Le triptyque « Blinded Addict », « Blessed Circle », « Blurred Exile » est vraiment ce qu'il y a de mieux dans l'album, et ce sont trois morceaux qui s'enchaînent sans même que l'on s'en rende compte, preuve une fois de plus que Cybion est bien une seule est même pièce, de très haute qualité pour ne rien gâcher. Et que dire de la production : mûrement réfléchie, formidablement bien proportionnée et allant encore au-delà de l'agréable, elle s'avère simplement parfaite pour une musique comme celle de Kalisia.
Je n'ai quasiment rien à reprocher à cet album, seuls le début de « Beyond Betrayal » et l'impression d'écouter un passage d'un album d'Era me rappelant les pubs de ma jeunesse et le début de « Contact Experience » aux sonorités un peu trop électro pour moi m'ont un peu déplu. Mais très honnêtement, ces arrangements passent comme une lettre à la poste une fois que les morceaux démarrent vraiment.
J'ai quelques petits regrets toutefois à formuler : la surabondance de plans tous plus savoureux les uns que les autres relèguent souvent la basse et surtout la batterie au second plan. Pourtant le bassiste est proprement formidable, et s'il s'avère toujours très audible quand on y prête un peu attention, on aimerait quand même plus de plans comme ceux qui suivent immédiatement le solo sur « Blinded Addict » ou « Blessed Circle », où il peut se lâcher complètement. Je regrette que le batteur ne se lâche pas lui aussi un peu plus : on sent qu'il est capable d'étoffer un peu plus son jeu et d'apporter une dimension encore plus profonde à Kalisia.
Mais assez parlé de Cybion, passons maintenant au second cd de l'objet que Kalisia nous propose. Quoi ? Vous croyez que vous n'en auriez que pour un peu plus d'une heure ? Et bien détrompez-vous ! Kalisia propose en plus de Cybion leur première démo Skies, entièrement remasterisée. Un cadeau idéal pour tous ceux qui comme moi écoutaient encore Nirvana quand le dernier exemplaire cet objet désormais collector a été reçu par son heureux propriétaire. A l'époque un peu plus death technique qu'aujourd'hui, Skies employait déjà la même recette que Cybion aujourd'hui, bien que le nombre de pistes et détails y soit un peu moins élevé que pour ce dernier.
Mais non content de nous faire profiter de sa désormais culte démo (si, si, j'insiste), Kalisia nous gratifie aussi de quatre excellentes reprises, très personnelles, avec de nombreux invités.

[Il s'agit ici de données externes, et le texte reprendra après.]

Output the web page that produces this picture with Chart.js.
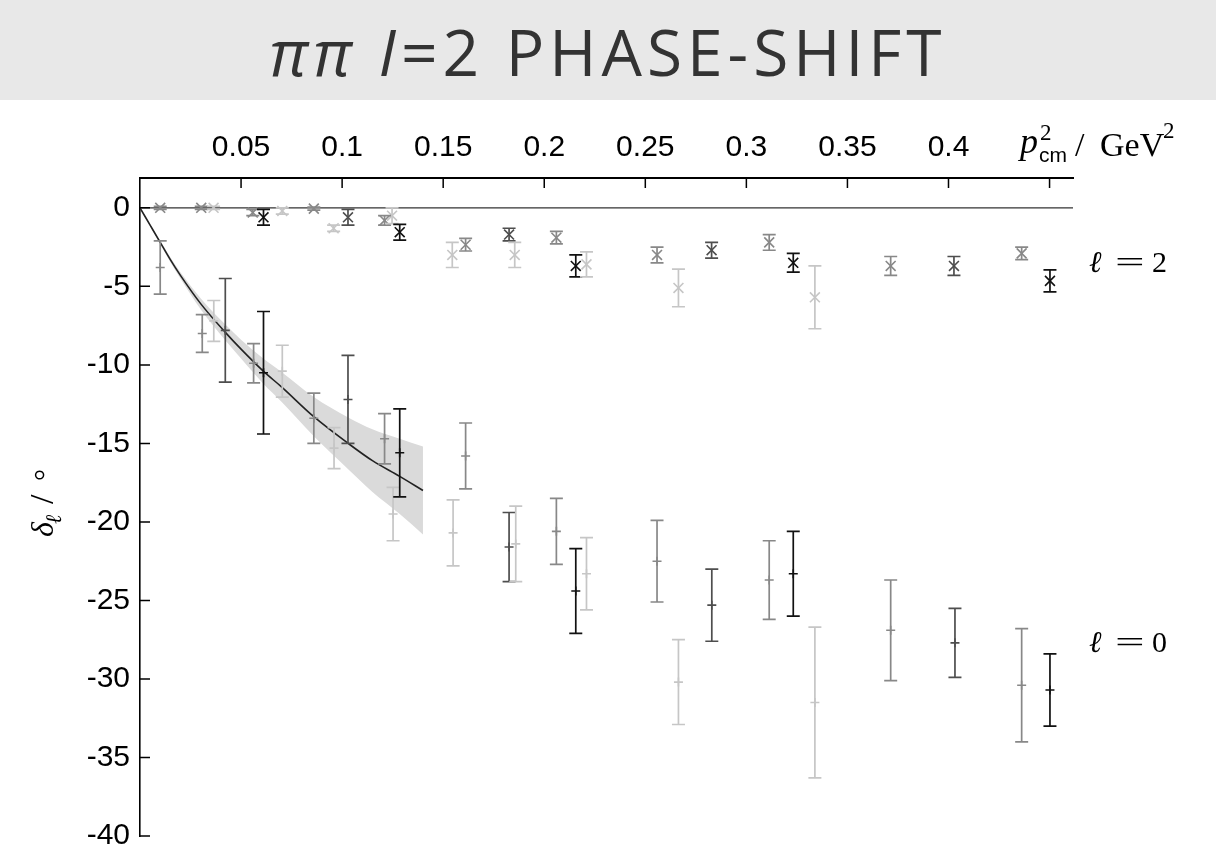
<!DOCTYPE html>
<html lang="en">
<head>
<meta charset="UTF-8">
<title>pi pi I=2 phase-shift</title>
<script src="https://cdn.jsdelivr.net/npm/chart.js"></script>
<style>
  html, body { margin: 0; padding: 0; background: #fff; }
  #page { position: relative; width: 1216px; height: 851px; overflow: hidden; }
  #title {
    position: absolute; left: 0; top: 0; width: 1216px; height: 100px;
    background: #e8e8e8; color: #333;
    font-family: 'Open Sans', sans-serif; font-size: 64px; letter-spacing: 5px;
    text-align: center; line-height: 104px; white-space: nowrap;
  }
  #wrap { position: absolute; left: 0; top: 100px; width: 1216px; height: 751px; }
</style>
</head>
<body>
<div id="page">
  <div id="title"><i>ππ</i> <i>I</i>=2 PHASE-SHIFT</div>
  <div id="wrap"><canvas id="phaseChart"></canvas></div>
</div>

<script>
// shades used for the different lattice ensembles
const shadeColors = ['#111111', '#4e4e4e', '#888888', '#c6c6c6'];

// l = 0 points: p_cm^2, delta, error, shade index
const l0P = [0.0100, 0.0308, 0.0365, 0.0422, 0.0562, 0.0611, 0.0704, 0.0860, 0.0960, 0.1029,
             0.1210, 0.1252, 0.1285, 0.1549, 0.1611, 0.1826, 0.1859, 0.2060, 0.2156, 0.2209,
             0.2558, 0.2664, 0.2829, 0.3113, 0.3232, 0.3339, 0.3714, 0.4032, 0.4362, 0.4502];
const l0D = [-3.8, -8.0, -7.2, -7.8, -9.9, -10.5, -10.4, -13.4, -15.3, -12.2,
             -14.7, -19.5, -15.6, -20.7, -15.8, -21.6, -21.4, -20.6, -24.4, -23.3,
             -22.5, -30.2, -25.3, -23.7, -23.3, -31.5, -26.9, -27.7, -30.4, -30.7];
const l0E = [1.7, 1.2, 1.3, 3.3, 1.25, 3.9, 1.65, 1.6, 1.3, 2.8,
             1.6, 1.7, 2.8, 2.1, 2.1, 2.2, 2.4, 2.1, 2.7, 2.3,
             2.6, 2.7, 2.3, 2.5, 2.7, 4.8, 3.2, 2.2, 3.6, 2.3];
const l0Shade = [2, 2, 3, 1, 2, 0, 3, 2, 3, 1,
                 2, 3, 0, 3, 2, 1, 3, 2, 0, 3,
                 2, 3, 1, 2, 0, 3, 2, 1, 2, 0];

// l = 2 points
const l2P = [0.0100, 0.0303, 0.0364, 0.0558, 0.0611, 0.0704, 0.0860, 0.0958, 0.1029, 0.1210,
             0.1247, 0.1285, 0.1545, 0.1611, 0.1826, 0.1854, 0.2060, 0.2156, 0.2209, 0.2558,
             0.2664, 0.2828, 0.3113, 0.3232, 0.3339, 0.3714, 0.4027, 0.4362, 0.4502];
const l2D = [0.0, 0.0, 0.0, -0.3, -0.6, -0.2, -0.05, -1.3, -0.6, -0.8,
             -0.5, -1.55, -3.0, -2.35, -1.7, -3.0, -1.9, -3.7, -3.6, -3.0,
             -5.1, -2.7, -2.2, -3.5, -5.7, -3.7, -3.7, -2.9, -4.65];
const l2E = [0.1, 0.1, 0.1, 0.2, 0.5, 0.2, 0.1, 0.2, 0.5, 0.3,
             0.5, 0.5, 0.8, 0.4, 0.4, 0.8, 0.4, 0.7, 0.8, 0.5,
             1.2, 0.5, 0.5, 0.6, 2.0, 0.6, 0.6, 0.4, 0.7];
const l2Shade = [2, 2, 3, 2, 0, 3, 2, 3, 1, 2,
                 3, 0, 3, 2, 1, 3, 2, 0, 3, 2,
                 3, 1, 2, 0, 3, 2, 1, 2, 0];

// fitted l = 0 curve and its error band
const fitP   = [0, 0.005, 0.01, 0.015, 0.02, 0.03, 0.042, 0.05, 0.061, 0.07, 0.086, 0.103, 0.115, 0.1285, 0.14];
const fitD   = [0, -1.1, -2.2, -3.3, -4.3, -6.1, -7.9, -9.0, -10.4, -11.4, -13.3, -15.0, -16.1, -17.1, -18.0];
const bandHi = [0, -1.05, -2.1, -3.15, -4.1, -5.75, -7.4, -8.4, -9.6, -10.45, -12.05, -13.35, -14.1, -14.7, -15.2];
const bandLo = [0, -1.15, -2.3, -3.45, -4.5, -6.45, -8.4, -9.6, -11.2, -12.35, -14.55, -16.65, -18.1, -19.5, -20.8];

// axes
const xTickValues = [0.05, 0.1, 0.15, 0.2, 0.25, 0.3, 0.35, 0.4, 0.45];
const xTickLabels = ['0.05', '0.1', '0.15', '0.2', '0.25', '0.3', '0.35', '0.4', ''];
const yTickValues = [0, -5, -10, -15, -20, -25, -30, -35, -40];
const yTickLabels = ['0', '-5', '-10', '-15', '-20', '-25', '-30', '-35', '-40'];
const xMin = 0, xMax = 0.4616, yMin = -40, yMax = 1.9;

function pts(xs, ys) {
    return xs.map((x, i) => ({ x: x, y: ys[i] }));
}

// vertical error bars with caps, drawn right after their dataset
const errorBarPlugin = {
    id: 'errorBars',
    afterDatasetDraw(chart, args) {
        const ds = chart.data.datasets[args.index];
        if (!ds.errors) return;
        const ctx = chart.ctx;
        const yScale = chart.scales.y;
        ctx.save();
        ctx.lineWidth = 1.7;
        args.meta.data.forEach((pt, i) => {
            const v = ds.data[i].y;
            const top = yScale.getPixelForValue(v + ds.errors[i]);
            const bot = yScale.getPixelForValue(v - ds.errors[i]);
            ctx.strokeStyle = ds.pointBorderColor[i];
            ctx.beginPath();
            ctx.moveTo(pt.x, top); ctx.lineTo(pt.x, bot);
            ctx.moveTo(pt.x - 6.5, top); ctx.lineTo(pt.x + 6.5, top);
            ctx.moveTo(pt.x - 6.5, bot); ctx.lineTo(pt.x + 6.5, bot);
            ctx.stroke();
        });
        ctx.restore();
    }
};

// zero line, inward ticks and the LaTeX-like labels
const decorPlugin = {
    id: 'decor',
    beforeDatasetsDraw(chart) {
        const ctx = chart.ctx, a = chart.chartArea;
        const y0 = chart.scales.y.getPixelForValue(0);
        ctx.save();
        ctx.strokeStyle = '#333';
        ctx.lineWidth = 1.2;
        ctx.beginPath();
        ctx.moveTo(a.left, y0); ctx.lineTo(a.right, y0);
        ctx.stroke();
        ctx.restore();
    },
    afterDraw(chart) {
        const ctx = chart.ctx, a = chart.chartArea;
        const xs = chart.scales.x, ys = chart.scales.y;
        ctx.save();
        ctx.strokeStyle = '#000';
        ctx.lineWidth = 1.5;
        ctx.beginPath();
        xTickValues.forEach(v => {
            const px = xs.getPixelForValue(v);
            ctx.moveTo(px, a.top); ctx.lineTo(px, a.top + 10);
        });
        yTickValues.forEach(v => {
            const py = ys.getPixelForValue(v);
            ctx.moveTo(a.left, py); ctx.lineTo(a.left + 10, py);
        });
        ctx.stroke();

        ctx.fillStyle = '#000';
        ctx.textBaseline = 'alphabetic';
        ctx.textAlign = 'left';

        // x axis title: p_cm^2 / GeV^2
        ctx.font = 'italic 36px "Liberation Serif", serif';
        ctx.fillText('p', 1020, 53);
        ctx.font = '23px "Liberation Serif", serif';
        ctx.fillText('2', 1040, 40);
        ctx.font = '21px "Liberation Sans", sans-serif';
        ctx.fillText('cm', 1039, 62);
        ctx.font = '34px "Liberation Serif", serif';
        ctx.fillText('/', 1075, 56);
        ctx.fillText('GeV', 1100, 56);
        ctx.font = '23px "Liberation Serif", serif';
        ctx.fillText('2', 1163, 38);

        // l = 2 and l = 0 labels
        [['2', 172], ['0', 552]].forEach(([d, by]) => {
            ctx.font = 'italic 30px "DejaVu Serif", serif';
            ctx.fillText('ℓ', 1089, by);
            ctx.font = '30px "Liberation Serif", serif';
            ctx.fillText(d, 1152, by);
            ctx.save();
            ctx.translate(1115, by);
            ctx.scale(1.75, 1);
            ctx.fillText('=', 0, 0);
            ctx.restore();
        });

        // y axis title: delta_l / degree (reads bottom to top)
        ctx.translate(53, 437);
        ctx.rotate(-Math.PI / 2);
        ctx.font = 'italic 32px "Liberation Serif", serif';
        ctx.fillText('δ', 0, 0);
        ctx.font = 'italic 22px "DejaVu Serif", serif';
        ctx.fillText('ℓ', 13, 8);
        ctx.font = '34px "Liberation Serif", serif';
        ctx.fillText('/', 33, 0);
        ctx.font = '30px "Liberation Serif", serif';
        ctx.fillText('°', 56, 2);
        ctx.restore();
    }
};

const ctx = document.getElementById('phaseChart').getContext('2d');

new Chart(ctx, {
    type: 'scatter',
    data: {
        datasets: [
            {
                data: pts(l2P, l2D),
                errors: l2E,
                pointStyle: 'crossRot',
                pointRadius: 7,
                pointBorderWidth: 1.6,
                pointBorderColor: l2Shade.map(s => shadeColors[s]),
                pointBackgroundColor: 'rgba(0,0,0,0)',
                order: 1
            },
            {
                data: pts(l0P, l0D),
                errors: l0E,
                pointStyle: 'cross',
                pointRadius: 4.5,
                pointBorderWidth: 1.6,
                pointBorderColor: l0Shade.map(s => shadeColors[s]),
                pointBackgroundColor: 'rgba(0,0,0,0)',
                order: 2
            },
            {
                data: pts(fitP, fitD),
                showLine: true,
                borderColor: '#222',
                borderWidth: 1.6,
                pointRadius: 0,
                cubicInterpolationMode: 'monotone',
                order: 5
            },
            {
                data: pts(fitP, bandHi),
                showLine: true,
                borderColor: 'rgba(0,0,0,0)',
                borderWidth: 0,
                pointRadius: 0,
                cubicInterpolationMode: 'monotone',
                fill: '+1',
                backgroundColor: '#dadada',
                order: 10
            },
            {
                data: pts(fitP, bandLo),
                showLine: true,
                borderColor: 'rgba(0,0,0,0)',
                borderWidth: 0,
                pointRadius: 0,
                cubicInterpolationMode: 'monotone',
                fill: false,
                order: 11
            }
        ]
    },
    options: {
        responsive: true,
        maintainAspectRatio: false,
        animation: false,
        events: [],
        layout: { padding: { left: 0, right: 143, top: 0, bottom: 15 } },
        plugins: { legend: { display: false }, tooltip: { enabled: false } },
        scales: {
            x: {
                type: 'linear',
                position: 'top',
                min: xMin,
                max: xMax,
                grid: { display: false, drawTicks: false },
                border: { display: true, color: '#000', width: 2 },
                ticks: {
                    stepSize: 0.05,
                    includeBounds: false,
                    autoSkip: false,
                    maxRotation: 0,
                    padding: 12,
                    color: '#000',
                    font: { family: '"Liberation Sans", Arial, sans-serif', size: 30 },
                    callback: (v) => {
                        const i = xTickValues.findIndex(t => Math.abs(t - v) < 1e-6);
                        return i < 0 ? '' : xTickLabels[i];
                    }
                },
                afterFit: (s) => { s.height = 78; s.paddingLeft = 0; s.paddingRight = 0; }
            },
            y: {
                type: 'linear',
                min: yMin,
                max: yMax,
                grid: { display: false, drawTicks: false },
                border: { display: true, color: '#000', width: 1.6 },
                ticks: {
                    stepSize: 5,
                    includeBounds: false,
                    autoSkip: false,
                    padding: 10,
                    color: '#000',
                    font: { family: '"Liberation Sans", Arial, sans-serif', size: 30 },
                    callback: (v) => {
                        const i = yTickValues.findIndex(t => Math.abs(t - v) < 1e-6);
                        return i < 0 ? '' : yTickLabels[i];
                    }
                },
                afterFit: (s) => { s.width = 140; s.paddingTop = 0; s.paddingBottom = 0; }
            }
        }
    },
    plugins: [errorBarPlugin, decorPlugin]
});
</script>
</body>
</html>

Citons par exemple Ludovic Loez de SUP et le génial Paul Masvidal pour la reprise de « This Dazzling Abyss » de Loudblast, ou Angela Gossow de Arch Enemy et le formidable Christophe « 4 mains » Godin pour le chef d'œuvre de Cynic qu'est « How Could I » (Christophe Godin qui joue du Cynic : vous en rêviez, Kalisia l'a fait).
Ce cd bonus intitulé Origins fait donc à lui seul un peu plus de 55 minutes, additionné au presque 72 de Cybion font 2 heures et 17 minutes de musique, oui vous avez bien lu, tout ça pour la modique somme de 595 francs ! Euh… pardon, de 14 euros, je me suis laissé emporter par le personnage.
La longue attente qu'a suscité Cybion n'aura donc pas été vaine, le résultat allant encore au-delà de ce que j'espérais. On est bien loin du « tout ça pour ça » que redoute Brett dans l'interview qu'il m'a accordé (disponible en cliquant
ici). Cet album est une petite merveille de metal hybride, à la croisée des chemins de nombreux styles, dont le maître mot est
mélodie. Évidemment, le style de Kalisia ne plaira pas à tous, et c'est un euphémisme : il faut une grande tolérance aux divers genres mélangés avec talent, et surtout une grande persévérance, pour pouvoir apprécier Cybion à sa juste valeur. Mais il serait quoiqu'il en soit bien dommage de rater un si bon album, qui de surcroît m'a fait entamer mon année musicale d'une bien belle manière. Comme l'aurait dit Louis Amstrong : « c'est Cybion ! ».